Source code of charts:
-- START --
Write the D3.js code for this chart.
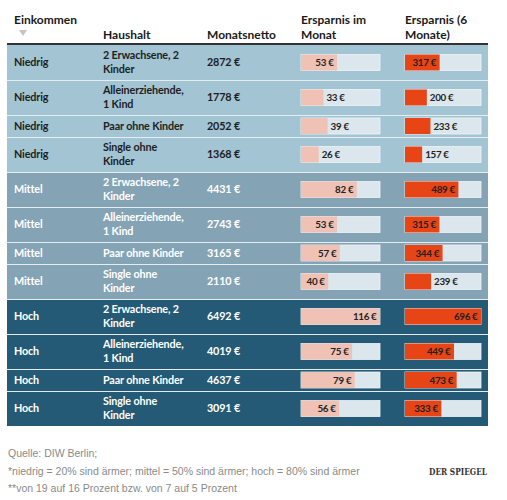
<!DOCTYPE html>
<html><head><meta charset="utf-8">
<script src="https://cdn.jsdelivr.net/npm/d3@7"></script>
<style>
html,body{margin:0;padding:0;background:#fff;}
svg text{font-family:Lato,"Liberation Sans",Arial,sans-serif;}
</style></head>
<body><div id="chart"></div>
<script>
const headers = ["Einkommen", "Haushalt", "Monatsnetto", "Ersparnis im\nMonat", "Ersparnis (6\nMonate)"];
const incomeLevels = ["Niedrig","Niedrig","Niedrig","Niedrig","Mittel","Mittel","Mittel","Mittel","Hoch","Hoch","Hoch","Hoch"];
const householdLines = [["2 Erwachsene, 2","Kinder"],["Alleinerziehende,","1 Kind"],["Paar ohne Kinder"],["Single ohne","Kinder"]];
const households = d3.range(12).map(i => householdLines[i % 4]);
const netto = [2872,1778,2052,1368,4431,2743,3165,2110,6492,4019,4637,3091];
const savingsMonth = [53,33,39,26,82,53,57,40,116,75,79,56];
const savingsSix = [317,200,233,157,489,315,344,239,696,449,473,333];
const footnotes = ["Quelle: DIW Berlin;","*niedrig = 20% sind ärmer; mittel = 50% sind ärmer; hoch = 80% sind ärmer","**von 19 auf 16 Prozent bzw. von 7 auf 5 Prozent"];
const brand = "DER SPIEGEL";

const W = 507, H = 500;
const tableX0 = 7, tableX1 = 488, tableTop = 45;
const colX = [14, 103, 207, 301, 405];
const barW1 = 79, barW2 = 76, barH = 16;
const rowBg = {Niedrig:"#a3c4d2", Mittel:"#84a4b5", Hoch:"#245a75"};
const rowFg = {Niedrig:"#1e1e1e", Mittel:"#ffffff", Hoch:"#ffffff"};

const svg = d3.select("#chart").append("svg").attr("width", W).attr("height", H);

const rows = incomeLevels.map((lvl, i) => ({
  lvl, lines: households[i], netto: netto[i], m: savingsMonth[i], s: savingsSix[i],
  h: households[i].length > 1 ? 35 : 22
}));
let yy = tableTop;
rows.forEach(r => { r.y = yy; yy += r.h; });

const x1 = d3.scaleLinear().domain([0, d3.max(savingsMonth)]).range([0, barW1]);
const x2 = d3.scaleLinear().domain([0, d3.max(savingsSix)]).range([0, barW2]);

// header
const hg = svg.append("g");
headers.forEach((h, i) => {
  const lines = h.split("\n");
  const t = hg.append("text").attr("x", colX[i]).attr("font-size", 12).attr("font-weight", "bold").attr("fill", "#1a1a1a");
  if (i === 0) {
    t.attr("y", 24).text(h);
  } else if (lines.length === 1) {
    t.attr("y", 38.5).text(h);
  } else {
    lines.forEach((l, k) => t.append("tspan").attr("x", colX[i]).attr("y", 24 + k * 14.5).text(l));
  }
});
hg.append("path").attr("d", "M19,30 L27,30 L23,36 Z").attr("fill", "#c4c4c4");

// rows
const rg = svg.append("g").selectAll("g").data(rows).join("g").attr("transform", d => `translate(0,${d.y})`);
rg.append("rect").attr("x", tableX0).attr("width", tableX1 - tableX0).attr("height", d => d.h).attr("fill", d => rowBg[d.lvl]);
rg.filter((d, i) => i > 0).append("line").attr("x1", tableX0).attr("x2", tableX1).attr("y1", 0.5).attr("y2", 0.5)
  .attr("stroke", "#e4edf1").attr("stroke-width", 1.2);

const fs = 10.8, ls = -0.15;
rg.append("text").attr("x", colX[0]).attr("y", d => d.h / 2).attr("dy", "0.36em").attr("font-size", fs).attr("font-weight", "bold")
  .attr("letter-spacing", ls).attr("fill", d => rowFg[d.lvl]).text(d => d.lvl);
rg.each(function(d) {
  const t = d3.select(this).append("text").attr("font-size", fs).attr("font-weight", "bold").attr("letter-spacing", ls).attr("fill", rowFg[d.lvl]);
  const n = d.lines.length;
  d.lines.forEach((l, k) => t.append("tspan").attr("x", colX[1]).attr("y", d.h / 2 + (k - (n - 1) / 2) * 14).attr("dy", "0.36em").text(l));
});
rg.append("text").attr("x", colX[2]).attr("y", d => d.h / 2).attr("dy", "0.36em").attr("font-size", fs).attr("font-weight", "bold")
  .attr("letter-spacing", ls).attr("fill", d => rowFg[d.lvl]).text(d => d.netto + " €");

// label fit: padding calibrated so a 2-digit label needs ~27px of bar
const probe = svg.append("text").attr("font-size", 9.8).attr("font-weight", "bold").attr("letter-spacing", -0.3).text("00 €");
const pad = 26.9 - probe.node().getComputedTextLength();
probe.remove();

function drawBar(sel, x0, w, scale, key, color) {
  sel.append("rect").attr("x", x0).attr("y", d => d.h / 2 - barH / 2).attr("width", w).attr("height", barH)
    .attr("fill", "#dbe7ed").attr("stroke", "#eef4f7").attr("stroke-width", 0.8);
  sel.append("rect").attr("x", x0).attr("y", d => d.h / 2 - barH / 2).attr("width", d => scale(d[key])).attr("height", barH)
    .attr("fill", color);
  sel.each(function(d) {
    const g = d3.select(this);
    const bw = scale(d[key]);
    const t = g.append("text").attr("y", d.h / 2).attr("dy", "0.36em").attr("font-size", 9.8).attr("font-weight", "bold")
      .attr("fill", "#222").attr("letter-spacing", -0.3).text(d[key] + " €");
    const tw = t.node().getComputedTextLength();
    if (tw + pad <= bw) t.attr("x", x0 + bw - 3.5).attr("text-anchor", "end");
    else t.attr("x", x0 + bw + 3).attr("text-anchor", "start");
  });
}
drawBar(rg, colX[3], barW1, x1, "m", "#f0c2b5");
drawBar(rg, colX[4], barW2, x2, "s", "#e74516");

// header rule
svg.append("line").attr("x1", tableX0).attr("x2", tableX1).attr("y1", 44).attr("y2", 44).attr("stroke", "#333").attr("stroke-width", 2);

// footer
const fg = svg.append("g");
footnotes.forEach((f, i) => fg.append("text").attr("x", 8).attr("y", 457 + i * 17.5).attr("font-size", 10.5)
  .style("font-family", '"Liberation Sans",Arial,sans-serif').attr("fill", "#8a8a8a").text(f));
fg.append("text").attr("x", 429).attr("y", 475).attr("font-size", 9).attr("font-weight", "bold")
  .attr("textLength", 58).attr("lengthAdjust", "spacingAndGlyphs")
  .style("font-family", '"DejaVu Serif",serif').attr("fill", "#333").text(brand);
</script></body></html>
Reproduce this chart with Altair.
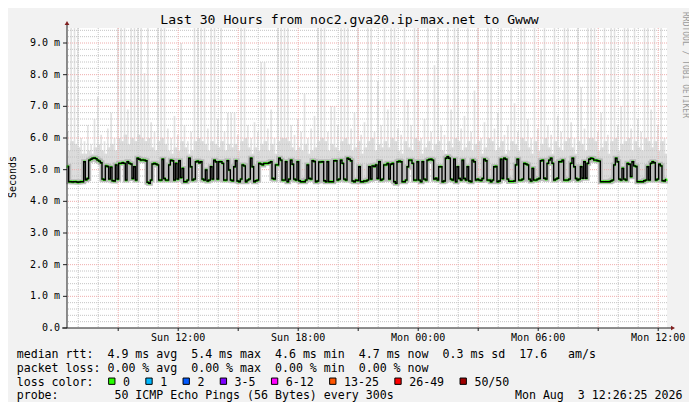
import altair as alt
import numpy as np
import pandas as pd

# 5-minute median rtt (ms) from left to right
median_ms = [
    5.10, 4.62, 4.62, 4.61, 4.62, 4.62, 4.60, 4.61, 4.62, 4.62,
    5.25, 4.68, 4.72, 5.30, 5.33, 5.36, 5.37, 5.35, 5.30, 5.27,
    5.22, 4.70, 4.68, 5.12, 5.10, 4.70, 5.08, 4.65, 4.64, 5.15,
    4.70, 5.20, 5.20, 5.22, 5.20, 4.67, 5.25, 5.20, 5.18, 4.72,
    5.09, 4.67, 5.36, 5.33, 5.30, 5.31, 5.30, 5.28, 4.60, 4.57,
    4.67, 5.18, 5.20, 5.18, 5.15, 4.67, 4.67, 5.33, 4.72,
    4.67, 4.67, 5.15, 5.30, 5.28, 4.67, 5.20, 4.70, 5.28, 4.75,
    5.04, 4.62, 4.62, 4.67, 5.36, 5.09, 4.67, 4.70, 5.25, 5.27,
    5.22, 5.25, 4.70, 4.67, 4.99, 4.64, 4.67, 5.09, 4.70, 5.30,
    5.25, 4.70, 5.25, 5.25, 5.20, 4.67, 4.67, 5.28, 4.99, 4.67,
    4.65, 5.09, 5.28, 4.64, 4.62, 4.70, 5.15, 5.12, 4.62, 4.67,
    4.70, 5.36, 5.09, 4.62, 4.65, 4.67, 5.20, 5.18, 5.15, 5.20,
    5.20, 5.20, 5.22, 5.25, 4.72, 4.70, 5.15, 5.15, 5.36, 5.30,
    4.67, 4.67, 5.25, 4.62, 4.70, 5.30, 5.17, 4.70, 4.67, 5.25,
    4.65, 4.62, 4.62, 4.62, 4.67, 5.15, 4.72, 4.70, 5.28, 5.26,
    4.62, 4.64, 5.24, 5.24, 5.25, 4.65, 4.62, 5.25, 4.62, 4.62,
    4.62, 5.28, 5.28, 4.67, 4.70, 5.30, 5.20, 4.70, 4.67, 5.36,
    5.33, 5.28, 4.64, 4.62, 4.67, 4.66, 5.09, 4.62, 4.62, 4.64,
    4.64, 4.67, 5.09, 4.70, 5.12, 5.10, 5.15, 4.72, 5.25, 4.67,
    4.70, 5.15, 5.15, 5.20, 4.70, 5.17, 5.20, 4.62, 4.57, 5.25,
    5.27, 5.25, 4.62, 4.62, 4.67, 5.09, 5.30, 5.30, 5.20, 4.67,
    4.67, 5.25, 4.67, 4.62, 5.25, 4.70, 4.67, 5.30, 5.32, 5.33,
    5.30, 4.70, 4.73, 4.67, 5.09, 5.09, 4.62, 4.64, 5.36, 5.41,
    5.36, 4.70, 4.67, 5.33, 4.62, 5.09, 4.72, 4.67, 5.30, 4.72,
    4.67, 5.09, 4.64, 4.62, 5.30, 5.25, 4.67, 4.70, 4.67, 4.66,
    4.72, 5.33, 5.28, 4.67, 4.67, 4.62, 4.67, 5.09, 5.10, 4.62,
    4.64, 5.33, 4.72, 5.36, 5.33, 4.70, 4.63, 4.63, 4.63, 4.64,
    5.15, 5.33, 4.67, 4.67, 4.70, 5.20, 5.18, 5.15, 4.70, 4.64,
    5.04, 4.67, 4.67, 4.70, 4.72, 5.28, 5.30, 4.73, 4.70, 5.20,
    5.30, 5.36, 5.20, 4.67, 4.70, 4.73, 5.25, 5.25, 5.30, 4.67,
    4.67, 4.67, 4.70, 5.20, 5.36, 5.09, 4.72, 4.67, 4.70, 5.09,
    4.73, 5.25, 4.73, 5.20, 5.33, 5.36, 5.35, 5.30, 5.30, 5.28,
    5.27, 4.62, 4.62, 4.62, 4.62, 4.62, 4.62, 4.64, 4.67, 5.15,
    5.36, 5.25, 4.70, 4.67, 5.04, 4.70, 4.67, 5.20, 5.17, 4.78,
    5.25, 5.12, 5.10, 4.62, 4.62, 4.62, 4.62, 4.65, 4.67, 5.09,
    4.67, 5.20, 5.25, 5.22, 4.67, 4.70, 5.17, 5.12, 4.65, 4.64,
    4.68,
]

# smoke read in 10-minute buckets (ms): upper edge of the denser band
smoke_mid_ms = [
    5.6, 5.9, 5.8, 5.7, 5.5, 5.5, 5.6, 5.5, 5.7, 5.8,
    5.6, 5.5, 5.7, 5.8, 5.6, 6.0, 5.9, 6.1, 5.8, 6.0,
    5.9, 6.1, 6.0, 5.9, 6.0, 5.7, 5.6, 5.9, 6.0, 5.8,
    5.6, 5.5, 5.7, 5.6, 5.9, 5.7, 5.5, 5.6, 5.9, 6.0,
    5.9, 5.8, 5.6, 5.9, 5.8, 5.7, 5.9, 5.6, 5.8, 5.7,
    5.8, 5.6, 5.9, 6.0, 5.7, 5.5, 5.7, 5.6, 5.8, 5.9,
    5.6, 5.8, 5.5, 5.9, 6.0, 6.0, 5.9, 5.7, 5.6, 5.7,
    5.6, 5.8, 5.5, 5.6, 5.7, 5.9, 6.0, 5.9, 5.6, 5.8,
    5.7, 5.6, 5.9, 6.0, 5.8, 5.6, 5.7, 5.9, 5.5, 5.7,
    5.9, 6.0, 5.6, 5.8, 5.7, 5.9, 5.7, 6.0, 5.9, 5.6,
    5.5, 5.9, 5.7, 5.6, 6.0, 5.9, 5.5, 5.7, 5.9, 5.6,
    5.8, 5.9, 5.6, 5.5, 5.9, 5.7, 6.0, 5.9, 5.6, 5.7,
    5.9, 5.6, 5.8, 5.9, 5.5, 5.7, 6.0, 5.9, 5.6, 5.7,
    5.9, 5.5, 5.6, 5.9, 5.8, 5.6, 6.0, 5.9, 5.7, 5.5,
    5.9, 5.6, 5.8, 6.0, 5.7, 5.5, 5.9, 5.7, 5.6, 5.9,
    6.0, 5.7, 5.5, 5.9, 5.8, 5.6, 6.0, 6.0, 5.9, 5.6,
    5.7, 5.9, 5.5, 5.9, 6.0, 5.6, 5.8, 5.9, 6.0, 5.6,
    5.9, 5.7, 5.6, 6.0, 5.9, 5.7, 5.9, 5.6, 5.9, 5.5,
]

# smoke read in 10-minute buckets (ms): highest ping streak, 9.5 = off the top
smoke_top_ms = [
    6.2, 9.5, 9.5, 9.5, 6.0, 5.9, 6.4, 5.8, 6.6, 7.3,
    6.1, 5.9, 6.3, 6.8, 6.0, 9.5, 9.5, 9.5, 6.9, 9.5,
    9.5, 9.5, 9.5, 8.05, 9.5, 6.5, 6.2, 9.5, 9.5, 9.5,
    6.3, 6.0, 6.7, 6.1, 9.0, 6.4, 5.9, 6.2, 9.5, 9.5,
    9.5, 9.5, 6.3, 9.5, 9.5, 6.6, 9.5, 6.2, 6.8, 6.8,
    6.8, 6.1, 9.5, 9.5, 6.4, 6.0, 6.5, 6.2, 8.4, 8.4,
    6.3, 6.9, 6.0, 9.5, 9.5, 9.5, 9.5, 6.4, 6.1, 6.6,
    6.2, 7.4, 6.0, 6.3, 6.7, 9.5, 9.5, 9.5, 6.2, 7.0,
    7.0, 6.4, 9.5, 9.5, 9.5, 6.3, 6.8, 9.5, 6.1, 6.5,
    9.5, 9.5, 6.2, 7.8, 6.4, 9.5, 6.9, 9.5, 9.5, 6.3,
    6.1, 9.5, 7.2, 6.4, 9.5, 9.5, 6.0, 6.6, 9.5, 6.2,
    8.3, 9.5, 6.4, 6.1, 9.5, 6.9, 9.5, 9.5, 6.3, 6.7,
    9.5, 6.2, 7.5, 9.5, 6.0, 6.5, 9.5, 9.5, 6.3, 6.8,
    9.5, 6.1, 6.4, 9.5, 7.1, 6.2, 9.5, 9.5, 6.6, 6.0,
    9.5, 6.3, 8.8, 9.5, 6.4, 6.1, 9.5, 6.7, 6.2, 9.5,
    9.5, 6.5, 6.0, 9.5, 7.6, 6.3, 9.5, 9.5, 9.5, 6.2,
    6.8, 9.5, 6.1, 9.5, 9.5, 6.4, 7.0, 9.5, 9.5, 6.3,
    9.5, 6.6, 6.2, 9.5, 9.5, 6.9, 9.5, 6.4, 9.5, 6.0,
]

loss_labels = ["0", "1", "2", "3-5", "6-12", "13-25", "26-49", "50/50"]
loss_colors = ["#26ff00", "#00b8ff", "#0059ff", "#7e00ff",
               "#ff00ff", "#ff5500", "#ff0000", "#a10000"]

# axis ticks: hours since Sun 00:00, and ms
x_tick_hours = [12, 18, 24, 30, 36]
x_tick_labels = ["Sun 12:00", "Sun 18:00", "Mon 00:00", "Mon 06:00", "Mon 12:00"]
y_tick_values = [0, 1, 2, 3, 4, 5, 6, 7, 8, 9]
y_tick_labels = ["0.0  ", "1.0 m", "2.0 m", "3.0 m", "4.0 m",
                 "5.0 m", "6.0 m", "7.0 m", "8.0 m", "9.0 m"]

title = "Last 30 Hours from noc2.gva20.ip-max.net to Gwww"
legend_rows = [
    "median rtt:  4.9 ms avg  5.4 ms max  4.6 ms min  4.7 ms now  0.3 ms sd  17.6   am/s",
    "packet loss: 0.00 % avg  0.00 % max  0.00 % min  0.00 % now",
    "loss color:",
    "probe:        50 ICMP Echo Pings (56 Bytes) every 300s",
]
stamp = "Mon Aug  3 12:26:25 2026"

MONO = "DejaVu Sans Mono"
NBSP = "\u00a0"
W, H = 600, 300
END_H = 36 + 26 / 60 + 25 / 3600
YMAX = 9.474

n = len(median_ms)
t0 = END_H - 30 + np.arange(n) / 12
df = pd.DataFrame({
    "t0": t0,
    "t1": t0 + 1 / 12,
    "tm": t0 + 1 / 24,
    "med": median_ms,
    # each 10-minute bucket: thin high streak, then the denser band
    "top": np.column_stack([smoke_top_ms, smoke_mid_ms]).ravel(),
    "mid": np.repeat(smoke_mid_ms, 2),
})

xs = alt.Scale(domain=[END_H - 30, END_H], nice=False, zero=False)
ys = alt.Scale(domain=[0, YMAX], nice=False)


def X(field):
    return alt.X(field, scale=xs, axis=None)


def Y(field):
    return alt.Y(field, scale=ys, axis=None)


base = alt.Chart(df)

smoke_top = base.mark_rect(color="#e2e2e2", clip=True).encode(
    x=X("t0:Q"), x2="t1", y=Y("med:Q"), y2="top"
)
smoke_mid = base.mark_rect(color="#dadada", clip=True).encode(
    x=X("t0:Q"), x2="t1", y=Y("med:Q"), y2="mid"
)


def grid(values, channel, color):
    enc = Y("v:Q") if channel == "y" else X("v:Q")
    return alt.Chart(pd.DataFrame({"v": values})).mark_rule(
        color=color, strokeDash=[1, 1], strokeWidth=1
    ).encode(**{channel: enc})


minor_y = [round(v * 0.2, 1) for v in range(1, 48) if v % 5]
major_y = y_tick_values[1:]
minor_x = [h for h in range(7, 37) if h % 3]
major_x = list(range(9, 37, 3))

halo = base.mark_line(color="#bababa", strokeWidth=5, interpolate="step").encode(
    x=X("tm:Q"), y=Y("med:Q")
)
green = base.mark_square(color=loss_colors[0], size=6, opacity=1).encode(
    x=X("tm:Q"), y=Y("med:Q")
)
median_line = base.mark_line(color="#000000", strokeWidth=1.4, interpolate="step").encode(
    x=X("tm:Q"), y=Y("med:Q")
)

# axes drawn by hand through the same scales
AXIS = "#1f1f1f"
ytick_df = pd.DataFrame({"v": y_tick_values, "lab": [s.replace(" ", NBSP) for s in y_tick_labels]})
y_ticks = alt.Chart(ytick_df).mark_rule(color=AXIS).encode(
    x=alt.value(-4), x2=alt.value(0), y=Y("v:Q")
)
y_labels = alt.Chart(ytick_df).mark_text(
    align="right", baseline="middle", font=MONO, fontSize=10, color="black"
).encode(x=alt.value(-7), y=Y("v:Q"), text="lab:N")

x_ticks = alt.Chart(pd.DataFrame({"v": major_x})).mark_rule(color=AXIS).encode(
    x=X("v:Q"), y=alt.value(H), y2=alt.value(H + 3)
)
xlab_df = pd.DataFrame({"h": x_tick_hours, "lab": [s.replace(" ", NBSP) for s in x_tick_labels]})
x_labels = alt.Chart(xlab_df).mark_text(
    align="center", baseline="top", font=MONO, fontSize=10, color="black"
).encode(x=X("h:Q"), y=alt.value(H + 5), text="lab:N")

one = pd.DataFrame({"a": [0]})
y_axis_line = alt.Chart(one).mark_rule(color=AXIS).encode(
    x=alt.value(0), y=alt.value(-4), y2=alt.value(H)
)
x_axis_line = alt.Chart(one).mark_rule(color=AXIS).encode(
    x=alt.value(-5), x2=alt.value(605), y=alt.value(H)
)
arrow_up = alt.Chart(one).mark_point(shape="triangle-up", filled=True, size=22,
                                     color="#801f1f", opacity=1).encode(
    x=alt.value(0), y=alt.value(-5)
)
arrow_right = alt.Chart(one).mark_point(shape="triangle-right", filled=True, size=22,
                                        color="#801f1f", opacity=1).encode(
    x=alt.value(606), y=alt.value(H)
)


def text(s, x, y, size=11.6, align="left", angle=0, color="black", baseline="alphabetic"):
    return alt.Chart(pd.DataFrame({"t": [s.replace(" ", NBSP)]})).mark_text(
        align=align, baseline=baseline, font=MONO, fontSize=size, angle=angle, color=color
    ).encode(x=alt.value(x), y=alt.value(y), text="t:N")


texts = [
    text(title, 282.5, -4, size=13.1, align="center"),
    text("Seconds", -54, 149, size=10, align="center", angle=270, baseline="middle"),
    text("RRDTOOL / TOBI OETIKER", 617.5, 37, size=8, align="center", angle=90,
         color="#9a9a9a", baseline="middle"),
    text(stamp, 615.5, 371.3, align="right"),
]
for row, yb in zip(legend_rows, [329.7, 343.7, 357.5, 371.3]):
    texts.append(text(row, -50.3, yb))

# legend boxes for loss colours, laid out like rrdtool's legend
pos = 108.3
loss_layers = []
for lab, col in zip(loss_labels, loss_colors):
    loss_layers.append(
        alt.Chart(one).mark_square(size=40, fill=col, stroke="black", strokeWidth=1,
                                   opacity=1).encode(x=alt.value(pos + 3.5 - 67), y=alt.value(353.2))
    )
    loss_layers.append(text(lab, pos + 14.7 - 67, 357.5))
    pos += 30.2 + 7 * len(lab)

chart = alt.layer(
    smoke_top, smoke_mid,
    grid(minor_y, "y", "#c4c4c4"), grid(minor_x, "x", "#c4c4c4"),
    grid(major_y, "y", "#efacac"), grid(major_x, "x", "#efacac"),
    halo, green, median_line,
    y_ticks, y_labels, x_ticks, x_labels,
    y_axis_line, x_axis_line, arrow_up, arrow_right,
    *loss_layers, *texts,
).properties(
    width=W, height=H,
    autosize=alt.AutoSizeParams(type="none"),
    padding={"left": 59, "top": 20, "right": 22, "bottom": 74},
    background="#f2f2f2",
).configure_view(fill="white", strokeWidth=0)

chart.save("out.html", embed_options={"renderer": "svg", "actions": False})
-- END --
Aim: Look through the data and show every line containing "this".

Exercise answer:
Write the D3.js code for this chart.
  const t = d3.select(this).append("text").attr("font-size", fs).attr("font-weight", "bold").attr("letter-spacing", ls).attr("fill", rowFg[d.lvl]);
    const g = d3.select(this);
Reproduce this chart with Altair.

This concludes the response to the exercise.